- **INSTRUCTION**: Quote the records that follow in full and exactly; leave out the pictures.

[Entries taken from a collection]
####
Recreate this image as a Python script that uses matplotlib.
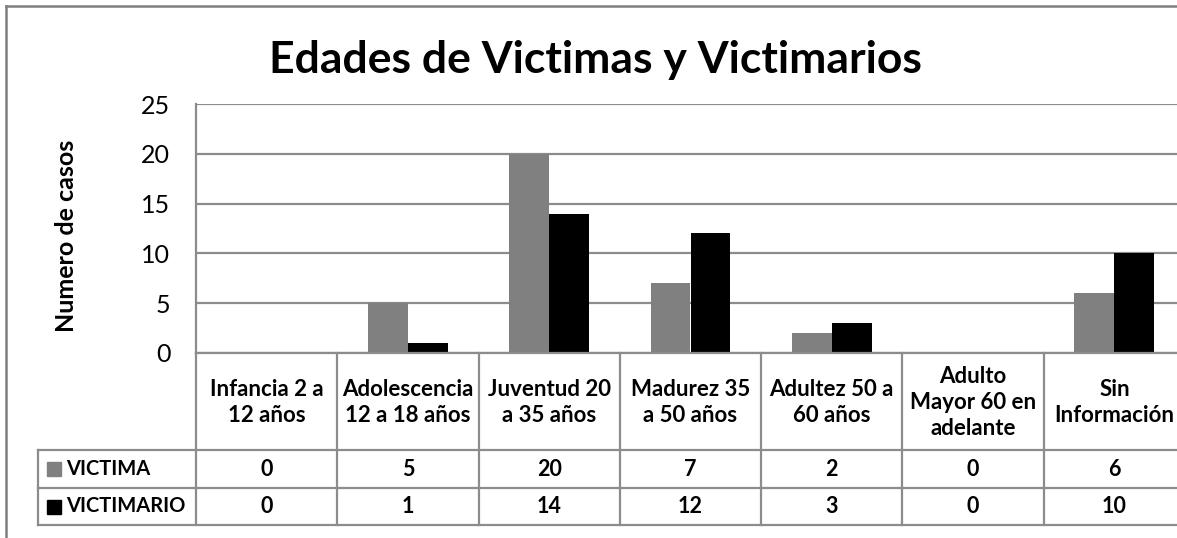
import matplotlib
matplotlib.use("Agg")
import matplotlib.pyplot as plt
from matplotlib.transforms import blended_transform_factory
from matplotlib.lines import Line2D
from matplotlib.patches import Rectangle
import numpy as np

categories = ["Infancia 2 a\n12 años", "Adolescencia\n12 a 18 años", "Juventud 20\na 35 años",
              "Madurez 35\na 50 años", "Adultez 50 a\n60 años", "Adulto\nMayor 60 en\nadelante",
              "Sin\nInformación"]
series_names = ["VICTIMA", "VICTIMARIO"]
victima = [0, 5, 20, 7, 2, 0, 6]
victimario = [0, 1, 14, 12, 3, 0, 10]
yticks = [0, 5, 10, 15, 20, 25]
title = "Edades de Victimas y Victimarios"
ylabel = "Numero de casos"

FONT = "Lato"
W, H = 1177, 538
GRID = "#8c8c8c"
C_V = "#808080"
C_M = "#000000"

fig = plt.figure(figsize=(W / 100, H / 100), dpi=100)

def fx(px):
    return px / W

def fy(py):
    return 1 - py / H

ax_left, ax_right, ax_top, ax_bot = 196, 1185, 104, 353
ax = fig.add_axes([fx(ax_left), fy(ax_bot), fx(ax_right - ax_left), (ax_bot - ax_top) / H])

x = np.arange(len(categories))
bw = 0.283
ax.bar(x - bw / 2, victima, bw, color=C_V, zorder=3)
ax.bar(x + bw / 2, victimario, bw, color=C_M, zorder=3)
ax.set_xlim(-0.5, len(categories) - 0.5)
ax.set_ylim(0, 25)
ax.set_yticks(yticks)
ax.set_yticklabels([str(t) for t in yticks], fontfamily=FONT, fontsize=18)
ax.tick_params(axis="y", length=0, pad=18.5)
ax.set_xticks([])
ax.grid(axis="y", color=GRID, linewidth=1.6, zorder=0)
for s in ["top", "right", "bottom"]:
    ax.spines[s].set_visible(False)
ax.spines["left"].set_color(GRID)
ax.spines["left"].set_linewidth(1.6)
ax.set_axisbelow(True)

# overlay in pixel coords for table and frame
ov = fig.add_axes([0, 0, 1, 1], facecolor="none")
ov.set_xlim(0, W)
ov.set_ylim(H, 0)
ov.axis("off")

lw = 1.6
# figure border
ov.add_line(Line2D([6, 6], [6, H], color="#7f7f7f", lw=1.8))
ov.add_line(Line2D([6, W], [6, 6], color="#7f7f7f", lw=1.8))

catw = (ax_right - ax_left) / len(categories)
tab_left = 38
hdr_top, r1_top, r2_top, tab_bot = 353, 450, 488, 525
# horizontal lines
ov.add_line(Line2D([ax_left, W], [hdr_top, hdr_top], color=GRID, lw=lw))
for yy in [r1_top, r2_top, tab_bot]:
    ov.add_line(Line2D([tab_left, W], [yy, yy], color=GRID, lw=lw))
ov.add_line(Line2D([tab_left, tab_left], [r1_top, tab_bot], color=GRID, lw=lw))
for i in range(len(categories) + 1):
    xb = ax_left + i * catw
    ov.add_line(Line2D([xb, xb], [hdr_top, tab_bot], color=GRID, lw=lw))

tr = blended_transform_factory(ax.transData, fig.transFigure)
for i, cat in enumerate(categories):
    fig.text(x[i], fy((hdr_top + r1_top) / 2 + 1), cat, transform=tr, ha="center", va="center",
             fontfamily=FONT, fontweight="bold", fontsize=16, linespacing=1.32)
    fig.text(x[i], fy((r1_top + r2_top) / 2), str(victima[i]), transform=tr, ha="center",
             va="center", fontfamily=FONT, fontweight="bold", fontsize=15.5)
    fig.text(x[i], fy((r2_top + tab_bot) / 2), str(victimario[i]), transform=tr, ha="center",
             va="center", fontfamily=FONT, fontweight="bold", fontsize=15.5)

for (name, col, yc) in [(series_names[0], C_V, (r1_top + r2_top) / 2),
                        (series_names[1], C_M, (r2_top + tab_bot) / 2)]:
    ov.add_patch(Rectangle((47, yc - 7), 14, 14, color=col))
    ov.text(66, yc, name, ha="left", va="center", fontfamily=FONT, fontweight="bold", fontsize=14.5)

fig.text(fx(595), fy(60), title, ha="center", va="center", fontfamily=FONT,
         fontweight="bold", fontsize=32)
fig.text(fx(67), fy(236), ylabel, ha="center", va="center", rotation=90, fontfamily=FONT,
         fontweight="bold", fontsize=18)

fig.savefig("out.png", dpi=100, facecolor="white")
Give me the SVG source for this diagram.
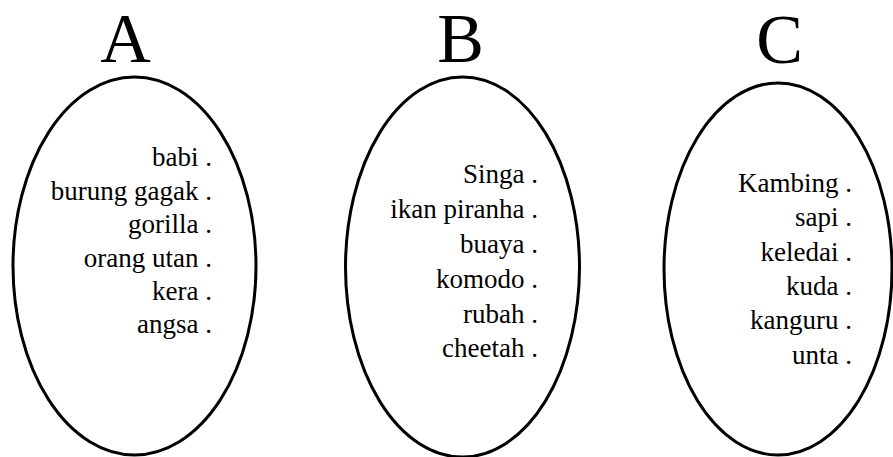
<svg xmlns="http://www.w3.org/2000/svg" width="893" height="457" viewBox="0 0 893 457">
  <style>
    .ring { fill: none; stroke: #000; stroke-width: 3; }
  </style>
  <rect width="893" height="457" fill="#fff"/>

  <g id="group-a" font-family="Liberation Serif, DejaVu Serif, serif" fill="#000">
    <text x="125.5" y="62" font-size="70" text-anchor="middle">A</text>
    <ellipse class="ring" cx="134.5" cy="266" rx="121.5" ry="189"/>
    <g font-size="27" text-anchor="end">
      <text x="212" y="166">babi .</text>
      <text x="212" y="199.5">burung gagak .</text>
      <text x="212" y="233">gorilla .</text>
      <text x="212" y="267">orang utan .</text>
      <text x="212" y="299.5">kera .</text>
      <text x="212" y="333">angsa .</text>
    </g>
  </g>

  <g id="group-b" font-family="Liberation Serif, DejaVu Serif, serif" fill="#000">
    <text x="460.5" y="62" font-size="70" text-anchor="middle">B</text>
    <ellipse class="ring" cx="462.5" cy="267" rx="117" ry="190"/>
    <g font-size="27" text-anchor="end">
      <text x="538" y="182.5">Singa .</text>
      <text x="538" y="218">ikan piranha .</text>
      <text x="538" y="253">buaya .</text>
      <text x="538" y="287.5">komodo .</text>
      <text x="538" y="322.5">rubah .</text>
      <text x="538" y="357">cheetah .</text>
    </g>
  </g>

  <g id="group-c" font-family="Liberation Serif, DejaVu Serif, serif" fill="#000">
    <text x="779.5" y="63" font-size="70" text-anchor="middle">C</text>
    <ellipse class="ring" cx="778" cy="269" rx="114" ry="186"/>
    <g font-size="27" text-anchor="end">
      <text x="852" y="191.5">Kambing .</text>
      <text x="852" y="226">sapi .</text>
      <text x="852" y="260.5">keledai .</text>
      <text x="852" y="295">kuda .</text>
      <text x="852" y="329">kanguru .</text>
      <text x="852" y="363.5">unta .</text>
    </g>
  </g>

  <g id="connectors"/>
</svg>
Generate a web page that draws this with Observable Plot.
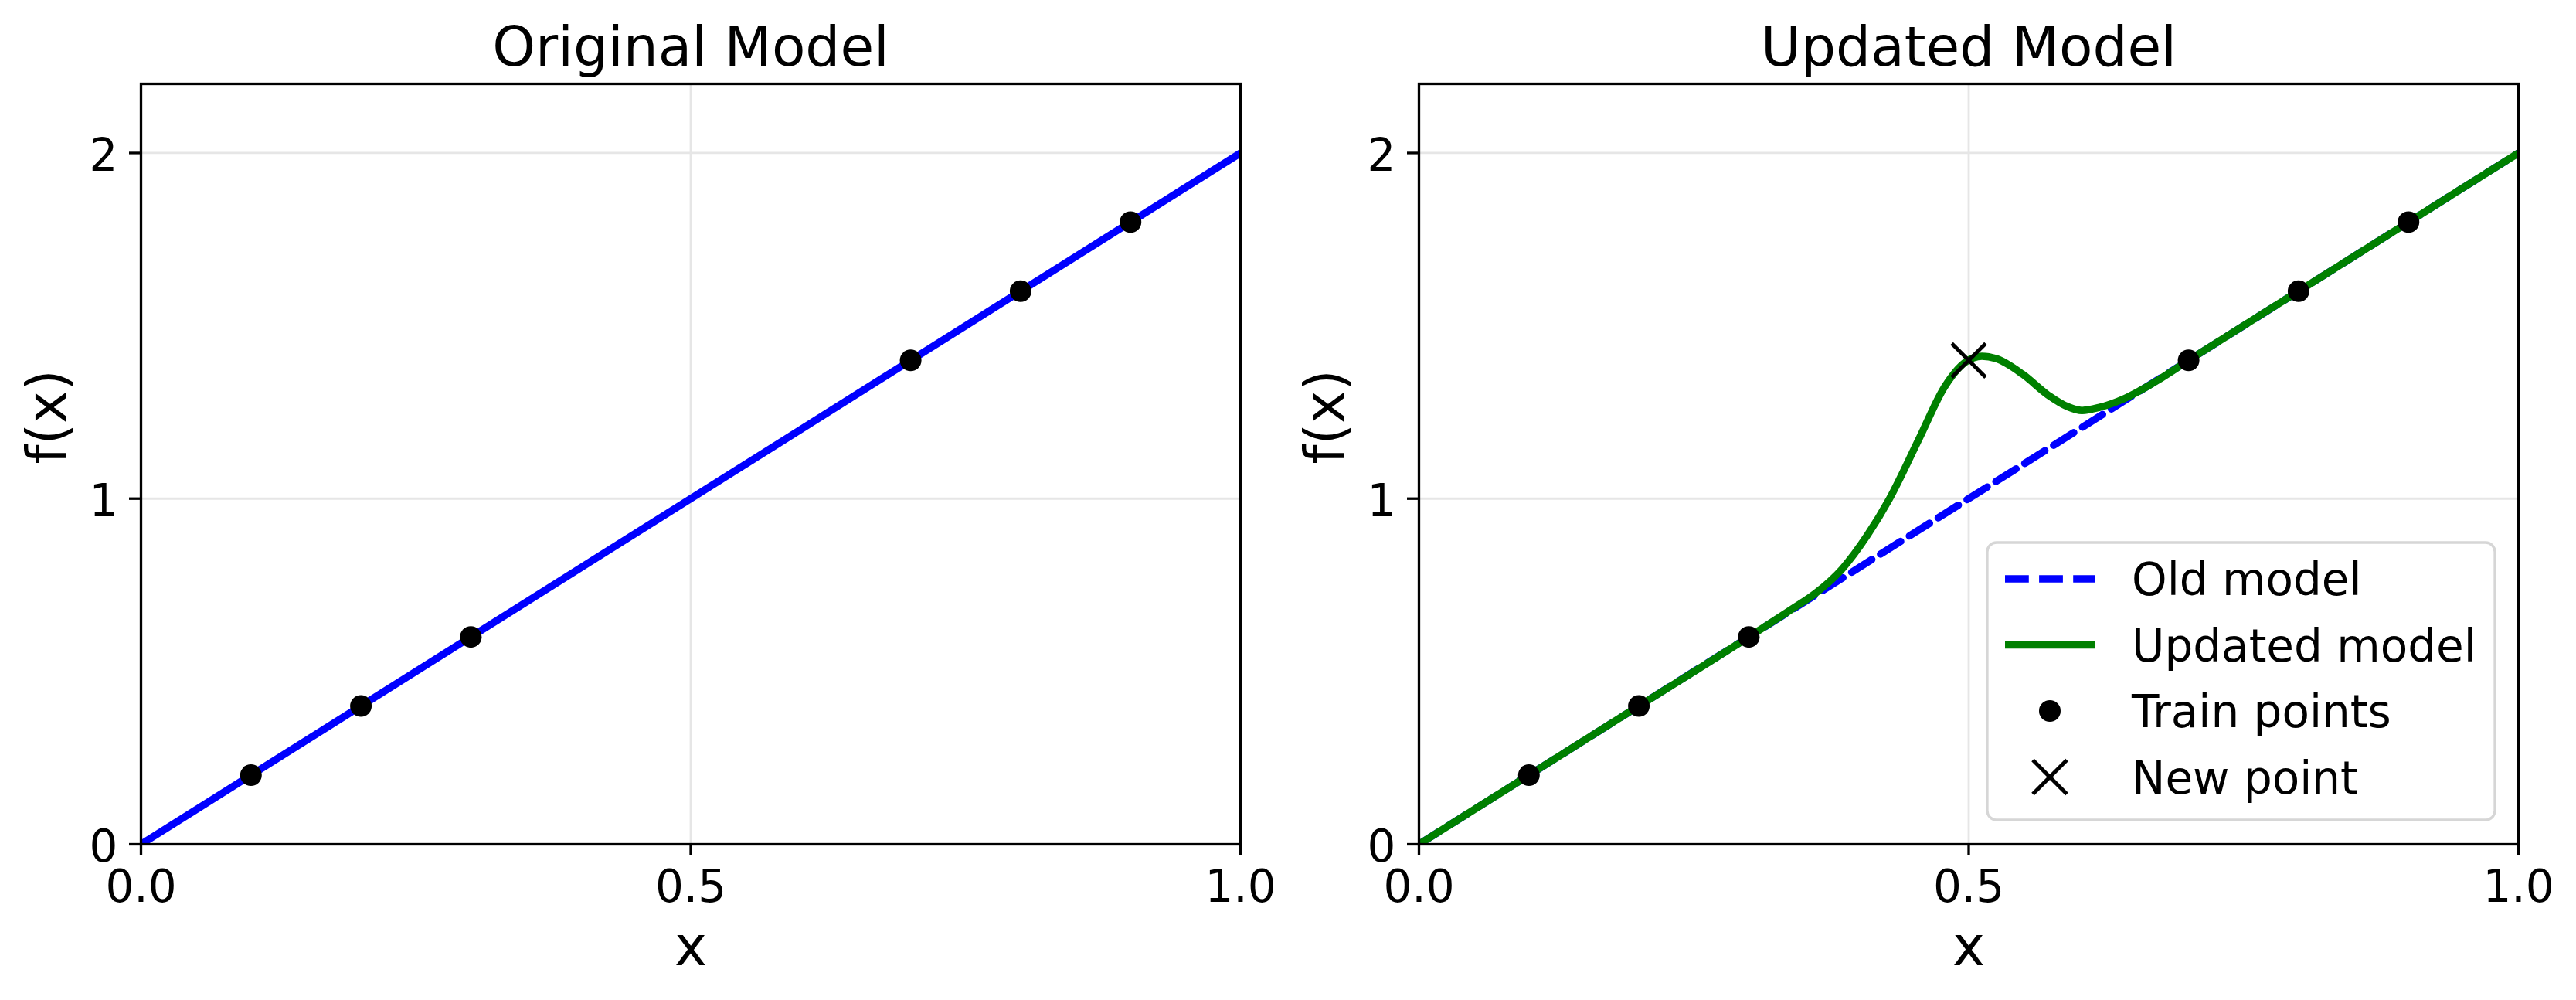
####
- **TASK OUTPUT**:
Recreate this image as a Python script that uses matplotlib.
import matplotlib
matplotlib.use("Agg")
import matplotlib.pyplot as plt
from matplotlib.transforms import blended_transform_factory
from matplotlib.lines import Line2D
from matplotlib.patches import Rectangle
import numpy as np

categories = ["Infancia 2 a\n12 años", "Adolescencia\n12 a 18 años", "Juventud 20\na 35 años",
              "Madurez 35\na 50 años", "Adultez 50 a\n60 años", "Adulto\nMayor 60 en\nadelante",
              "Sin\nInformación"]
series_names = ["VICTIMA", "VICTIMARIO"]
victima = [0, 5, 20, 7, 2, 0, 6]
victimario = [0, 1, 14, 12, 3, 0, 10]
yticks = [0, 5, 10, 15, 20, 25]
title = "Edades de Victimas y Victimarios"
ylabel = "Numero de casos"

FONT = "Lato"
W, H = 1177, 538
GRID = "#8c8c8c"
C_V = "#808080"
C_M = "#000000"

fig = plt.figure(figsize=(W / 100, H / 100), dpi=100)

def fx(px):
    return px / W

def fy(py):
    return 1 - py / H

ax_left, ax_right, ax_top, ax_bot = 196, 1185, 104, 353
ax = fig.add_axes([fx(ax_left), fy(ax_bot), fx(ax_right - ax_left), (ax_bot - ax_top) / H])

x = np.arange(len(categories))
bw = 0.283
ax.bar(x - bw / 2, victima, bw, color=C_V, zorder=3)
ax.bar(x + bw / 2, victimario, bw, color=C_M, zorder=3)
ax.set_xlim(-0.5, len(categories) - 0.5)
ax.set_ylim(0, 25)
ax.set_yticks(yticks)
ax.set_yticklabels([str(t) for t in yticks], fontfamily=FONT, fontsize=18)
ax.tick_params(axis="y", length=0, pad=18.5)
ax.set_xticks([])
ax.grid(axis="y", color=GRID, linewidth=1.6, zorder=0)
for s in ["top", "right", "bottom"]:
    ax.spines[s].set_visible(False)
ax.spines["left"].set_color(GRID)
ax.spines["left"].set_linewidth(1.6)
ax.set_axisbelow(True)

# overlay in pixel coords for table and frame
ov = fig.add_axes([0, 0, 1, 1], facecolor="none")
ov.set_xlim(0, W)
ov.set_ylim(H, 0)
ov.axis("off")

lw = 1.6
# figure border
ov.add_line(Line2D([6, 6], [6, H], color="#7f7f7f", lw=1.8))
ov.add_line(Line2D([6, W], [6, 6], color="#7f7f7f", lw=1.8))

catw = (ax_right - ax_left) / len(categories)
tab_left = 38
hdr_top, r1_top, r2_top, tab_bot = 353, 450, 488, 525
# horizontal lines
ov.add_line(Line2D([ax_left, W], [hdr_top, hdr_top], color=GRID, lw=lw))
for yy in [r1_top, r2_top, tab_bot]:
    ov.add_line(Line2D([tab_left, W], [yy, yy], color=GRID, lw=lw))
ov.add_line(Line2D([tab_left, tab_left], [r1_top, tab_bot], color=GRID, lw=lw))
for i in range(len(categories) + 1):
    xb = ax_left + i * catw
    ov.add_line(Line2D([xb, xb], [hdr_top, tab_bot], color=GRID, lw=lw))

tr = blended_transform_factory(ax.transData, fig.transFigure)
for i, cat in enumerate(categories):
    fig.text(x[i], fy((hdr_top + r1_top) / 2 + 1), cat, transform=tr, ha="center", va="center",
             fontfamily=FONT, fontweight="bold", fontsize=16, linespacing=1.32)
    fig.text(x[i], fy((r1_top + r2_top) / 2), str(victima[i]), transform=tr, ha="center",
             va="center", fontfamily=FONT, fontweight="bold", fontsize=15.5)
    fig.text(x[i], fy((r2_top + tab_bot) / 2), str(victimario[i]), transform=tr, ha="center",
             va="center", fontfamily=FONT, fontweight="bold", fontsize=15.5)

for (name, col, yc) in [(series_names[0], C_V, (r1_top + r2_top) / 2),
                        (series_names[1], C_M, (r2_top + tab_bot) / 2)]:
    ov.add_patch(Rectangle((47, yc - 7), 14, 14, color=col))
    ov.text(66, yc, name, ha="left", va="center", fontfamily=FONT, fontweight="bold", fontsize=14.5)

fig.text(fx(595), fy(60), title, ha="center", va="center", fontfamily=FONT,
         fontweight="bold", fontsize=32)
fig.text(fx(67), fy(236), ylabel, ha="center", va="center", rotation=90, fontfamily=FONT,
         fontweight="bold", fontsize=18)

fig.savefig("out.png", dpi=100, facecolor="white")
Give me the SVG source for this diagram.
<svg xmlns="http://www.w3.org/2000/svg" width="893" height="457" viewBox="0 0 893 457">
  <style>
    .ring { fill: none; stroke: #000; stroke-width: 3; }
  </style>
  <rect width="893" height="457" fill="#fff"/>

  <g id="group-a" font-family="Liberation Serif, DejaVu Serif, serif" fill="#000">
    <text x="125.5" y="62" font-size="70" text-anchor="middle">A</text>
    <ellipse class="ring" cx="134.5" cy="266" rx="121.5" ry="189"/>
    <g font-size="27" text-anchor="end">
      <text x="212" y="166">babi .</text>
      <text x="212" y="199.5">burung gagak .</text>
      <text x="212" y="233">gorilla .</text>
      <text x="212" y="267">orang utan .</text>
      <text x="212" y="299.5">kera .</text>
      <text x="212" y="333">angsa .</text>
    </g>
  </g>

  <g id="group-b" font-family="Liberation Serif, DejaVu Serif, serif" fill="#000">
    <text x="460.5" y="62" font-size="70" text-anchor="middle">B</text>
    <ellipse class="ring" cx="462.5" cy="267" rx="117" ry="190"/>
    <g font-size="27" text-anchor="end">
      <text x="538" y="182.5">Singa .</text>
      <text x="538" y="218">ikan piranha .</text>
      <text x="538" y="253">buaya .</text>
      <text x="538" y="287.5">komodo .</text>
      <text x="538" y="322.5">rubah .</text>
      <text x="538" y="357">cheetah .</text>
    </g>
  </g>

  <g id="group-c" font-family="Liberation Serif, DejaVu Serif, serif" fill="#000">
    <text x="779.5" y="63" font-size="70" text-anchor="middle">C</text>
    <ellipse class="ring" cx="778" cy="269" rx="114" ry="186"/>
    <g font-size="27" text-anchor="end">
      <text x="852" y="191.5">Kambing .</text>
      <text x="852" y="226">sapi .</text>
      <text x="852" y="260.5">keledai .</text>
      <text x="852" y="295">kuda .</text>
      <text x="852" y="329">kanguru .</text>
      <text x="852" y="363.5">unta .</text>
    </g>
  </g>

  <g id="connectors"/>
</svg>
Generate a web page that draws this with Observable Plot.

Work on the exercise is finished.